I am by no means saying that ministers and teachers should make things too complicated for “regular people” to understand, but I am suggesting two things:

  1. There is something to be said for a teachers who leave their listeners with problem to solve, a puzzle to work out, or a choice to make. Jesus did this. More than once He left the story open-ended or followed up a parable with a pointed question for the listeners that forced them to analyze their own thoughts. It was in this manner that Jesus made sure that He wasn’t alone in the process of teaching, He drew everyone into the story with Him and His ability to do this ensured that the people lined up on one side of Him or the other.
  2. We as individuals have to be diligent in reading, thinking, and praying “over our heads”. We will short-sheet ourselves and our own growth if we skip through difficult passages in the Bible. We should read them slow and let them roll around in our mouths like a well-prepared steak. Also the books that we read other than the Bible should be a blend of “on our level” and “just past our level” of understanding. Stretching ourselves is important, without it the majority of our growth is soft and bloated instead of strong and useful.

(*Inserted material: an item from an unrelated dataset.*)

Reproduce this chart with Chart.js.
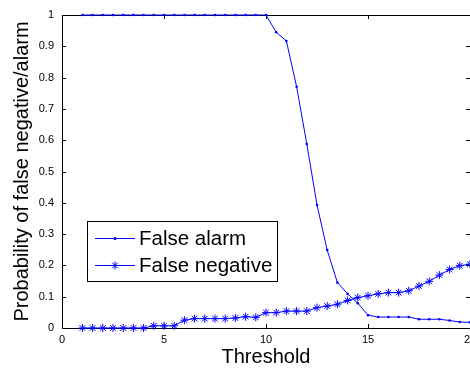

There are depths of joy and insight that we are not walking in. And I’m not talking about a Gnostic mystery here, just the fundamental truths of God’s Word. Paul told the Corinthians that because of their immaturity there were things that he couldn’t tell them, they wouldn’t understand because of their immaturity in spiritual things (1 Corinthians 2). There would be far less boredom and far more excitement in the ranks of Christendom if we started “owning” some of our insight instead of receiving it through a sanctified I.V. I do not offer this opinion today because I think people are stupid. Ultimately I offer it because I believe there is more pleasure and joy in this kind of investment for the individual believer. Life is mysterious. Science has been searching both the enormous expanses of space and the enormous expanses of the molecule for as long as the practice of thinking has been around. We strive to find new depths, new heights, new colors, new patterns, even new understanding of old information; we do all of this because were built for creative thought and inquisitive exploration.

My question then is this: “what are you exploring?”